Television presenter Kirstie Allsopp has caused controversy this week by claiming that girls and young women should turn their backs on going to university and building careers in favour of finding a boyfriend and having children “by the age of twenty-seven”, in an interview with The Telegraph.
Naturally, the internet, and the world as a whole, are up-in-arms about these comments. The idea that “a woman’s place is in the home” is outmoded - and disgracefully patronisingly. But it is not a crime not to go to university - and it is not a crime to want to have children, even at a relatively young age; there is no ‘blueprint’ for life, and no path down which everyone must go - higher education may be the right choice for many people, but surely can never suit everyone.
Whenever someone in the public eye dares to utter anything which is not absolute orthodoxy, they are denounced as a heretic - as such, Ms. Allsopp is being held up as a symbol of misogynistic oppression. However, she is entitled to her views - and the choices she is encouraging girls to make about their lives, whilst certainly not for everyone, are as much a valid lifestyle choice as any other. What is wrong with a woman making a life as a stay-at-home mother - not because it is ‘her place’, but because it is her choice?

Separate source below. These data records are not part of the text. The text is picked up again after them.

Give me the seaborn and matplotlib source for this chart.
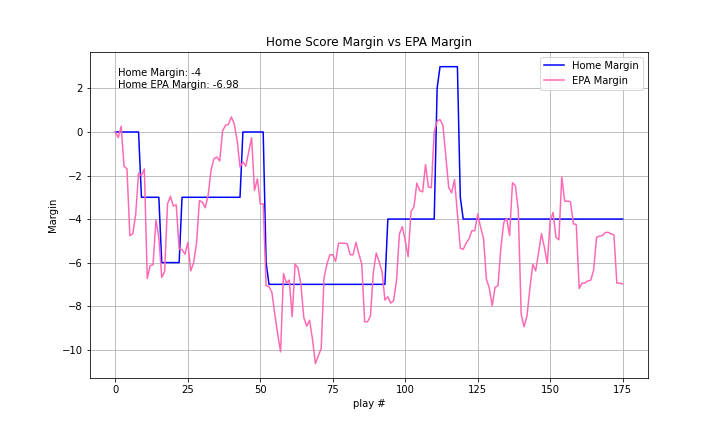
import matplotlib
matplotlib.use("Agg")
import matplotlib.pyplot as plt
import seaborn as sns
import pandas as pd

# home score margin after each play
home_margin = [
    0, 0, 0, 0, 0, 0, 0, 0, 0,
    -3, -3, -3, -3, -3, -3, -3,
    -6, -6, -6, -6, -6, -6, -6,
    -3, -3, -3, -3, -3, -3, -3, -3, -3, -3, -3, -3, -3, -3, -3, -3, -3, -3, -3, -3, -3,
    0, 0, 0, 0, 0, 0, 0, 0,
    -6,
    -7, -7, -7, -7, -7, -7, -7, -7, -7, -7, -7, -7, -7, -7, -7, -7, -7, -7, -7, -7,
    -7, -7, -7, -7, -7, -7, -7, -7, -7, -7, -7, -7, -7, -7, -7, -7, -7, -7, -7, -7,
    -7,
    -4, -4, -4, -4, -4, -4, -4, -4, -4, -4, -4, -4, -4, -4, -4, -4, -4,
    2,
    3, 3, 3, 3, 3, 3, 3,
    -3,
    -4, -4, -4, -4, -4, -4, -4, -4, -4, -4, -4, -4, -4, -4, -4, -4, -4, -4, -4, -4,
    -4, -4, -4, -4, -4, -4, -4, -4, -4, -4, -4, -4, -4, -4, -4, -4, -4, -4, -4, -4,
    -4, -4, -4, -4, -4, -4, -4, -4, -4, -4, -4, -4, -4, -4, -4, -4,
]

# cumulative EPA margin after each play
epa_margin = [
    0.0, -0.26, 0.26, -1.58, -1.69, -4.76, -4.68, -3.8, -1.9, -2.0,
    -1.7, -6.73, -6.14, -6.1, -4.04, -4.84, -6.68, -6.4, -3.3, -2.96,
    -3.4, -3.35, -5.37, -5.4, -5.62, -5.08, -6.38, -6.0, -5.1, -3.15,
    -3.22, -3.48, -2.92, -1.76, -1.23, -1.15, -1.33, 0.05, 0.31, 0.35,
    0.69, 0.38, -0.38, -1.61, -1.38, -1.57, -0.92, -0.26, -2.69, -2.15,
    -3.3, -3.3, -7.06, -7.1, -7.37, -8.37, -9.29, -10.1, -6.5, -6.94,
    -6.8, -8.49, -6.07, -6.25, -7.0, -8.52, -8.92, -8.65, -9.52, -10.64,
    -10.29, -9.95, -6.68, -6.07, -5.64, -5.64, -5.94, -5.11, -5.11, -5.11,
    -5.14, -5.64, -5.64, -5.07, -5.6, -6.07, -8.72, -8.72, -8.45, -6.45,
    -5.56, -5.96, -6.42, -7.72, -7.57, -7.86, -7.75, -6.8, -4.68, -4.35,
    -4.99, -5.73, -3.64, -3.45, -2.35, -2.69, -2.75, -1.5, -2.53, -2.56,
    0.0, 0.5, 0.57, 0.31, -1.12, -2.55, -2.8, -2.18, -3.76, -5.34,
    -5.39, -5.11, -4.91, -4.54, -4.53, -3.76, -4.38, -4.88, -6.76, -7.17,
    -7.98, -7.14, -7.06, -5.3, -4.15, -3.97, -4.76, -2.33, -2.47, -3.6,
    -8.37, -8.95, -8.45, -7.18, -6.08, -6.38, -5.55, -4.67, -5.3, -6.04,
    -4.07, -3.7, -4.84, -4.95, -2.07, -3.18, -3.18, -3.2, -4.22, -4.25,
    -7.19, -6.94, -6.94, -6.84, -6.81, -6.34, -4.84, -4.78, -4.76, -4.62,
    -4.61, -4.68, -4.73, -6.94, -6.94, -6.98,
]

plays = list(range(len(epa_margin)))

df = pd.DataFrame({"play": plays, "home": home_margin, "epa": epa_margin})

fig, ax = plt.subplots(figsize=(10, 6), dpi=72)
fig.subplots_adjust(left=0.125, right=0.9, top=0.88, bottom=0.124)

sns.lineplot(data=df, x="play", y="home", color="blue", label="Home Margin", ax=ax)
sns.lineplot(data=df, x="play", y="epa", color="hotpink", label="EPA Margin", ax=ax)

ax.text(0.05, 0.95,
        f"Home Margin: {home_margin[-1]}\nHome EPA Margin: {epa_margin[-1]}",
        transform=ax.transAxes, va="top")

ax.set_title("Home Score Margin vs EPA Margin")
ax.set_xlabel("play #")
ax.set_ylabel("Margin")
ax.set_xticks([0, 25, 50, 75, 100, 125, 150, 175])
ax.grid(True)
ax.legend(loc="upper right")

plt.savefig("out.png", dpi=72)
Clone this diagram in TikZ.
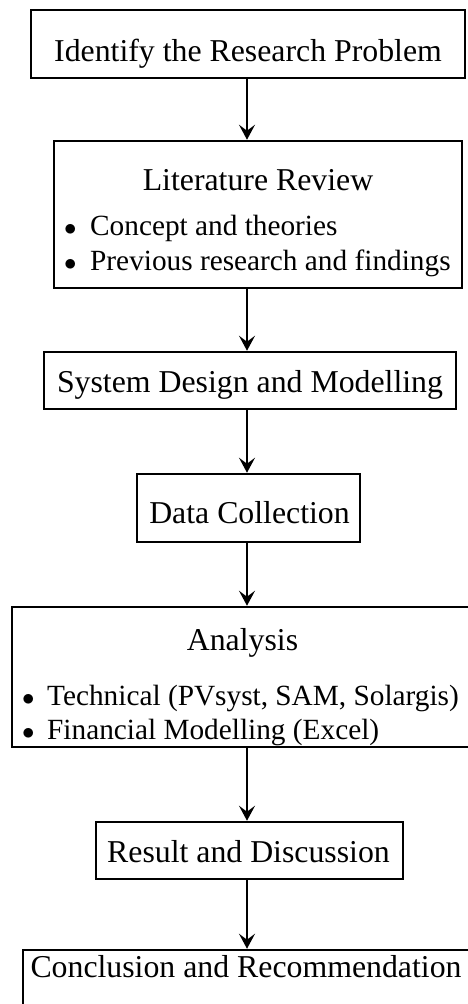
\documentclass[tikz,border=0pt]{standalone}
\usepackage{fontspec}
\setmainfont{Liberation Serif}
\usetikzlibrary{arrows.meta}
\begin{document}
\begin{tikzpicture}[x=1pt,y=-1pt,
  box/.style={draw=black, line width=2.5pt, rectangle, inner sep=0pt},
  txt/.style={font=\fontsize{31.8}{36}\selectfont, inner sep=0pt, anchor=base},
  item/.style={font=\fontsize{29.3}{34}\selectfont, inner sep=0pt, anchor=base west},
  arr/.style={line width=2.2pt, -{Stealth[length=15pt,width=16pt,inset=6pt]}}]
\useasboundingbox (0,0) rectangle (468,1004);
\clip (0,0) rectangle (468,1004);

% process boxes
\node[box, minimum width=434pt, minimum height=68pt]  (b1) at (248,44) {};
\node[box, minimum width=408pt, minimum height=147pt] (b2) at (258,214.5) {};
\node[box, minimum width=412pt, minimum height=57pt]  (b3) at (250,380.5) {};
\node[box, minimum width=223pt, minimum height=68pt]  (b4) at (248.5,508) {};
\node[box, minimum width=461pt, minimum height=140pt] (b5) at (242.5,677) {};
\node[box, minimum width=307pt, minimum height=57pt]  (b6) at (249.5,850.5) {};
\node[box, minimum width=446pt, minimum height=62pt]  (b7) at (246,981) {};

% texts
\node[txt] (t1) at (248,61) {Identify the Research Problem};
\node[txt] (t2) at (258,190) {Literature Review};
\node[item] (t2a) at (64,235) {\makebox[26pt][l]{$\bullet$}Concept and theories};
\node[item] (t2b) at (64,270) {\makebox[26pt][l]{$\bullet$}Previous research and findings};
\node[txt] (t3) at (250,392) {System Design and Modelling};
\node[txt] (t4) at (249.5,523) {Data Collection};
\node[txt] (t5) at (242.5,650) {Analysis};
\node[item] (t5a) at (22,705) {\makebox[25pt][l]{$\bullet$}Technical (PVsyst, SAM, Solargis)};
\node[item] (t5b) at (22,739) {\makebox[25pt][l]{$\bullet$}Financial Modelling (Excel)};
\node[txt] (t6) at (248.5,862) {Result and Discussion};
\node[txt] (t7) at (246,977) {Conclusion and Recommendation};

% vertical flow line
\coordinate (spine) at (247,0);
\draw[arr] (b1.south -| spine) -- (b2.north -| spine);
\draw[arr] (b2.south -| spine) -- (b3.north -| spine);
\draw[arr] (b3.south -| spine) -- (b4.north -| spine);
\draw[arr] (b4.south -| spine) -- (b5.north -| spine);
\draw[arr] (b5.south -| spine) -- (b6.north -| spine);
\draw[arr] (b6.south -| spine) -- (b7.north -| spine);
\end{tikzpicture}
\end{document}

It is one of the greatest things about a free society that we are each able to choose - and to promote - the lifestyle choices which we feel best suit us. We are not shoehorned into living a certain way, because that is ‘the way it is done’; this applies as much to pushing people towards university and high-powered careers as it does to encouraging them to stay at home and raise a family. Surely the central message to girls of the gender equality movement is that they can be whoever they want to be - that they can make these choices for themselves, and that they don’t have to follow anyone’s dictate as to what sort of life they should lead?
Ms. Allsopp's advice certainly won't suit everyone - and, of course, people are free to heed or ignore advice from anyone, as they see fit - but to castigate her for daring to express this opinion seems (as Lara Prendergast writes in The Spectator) actually to countermand the gender equality movement.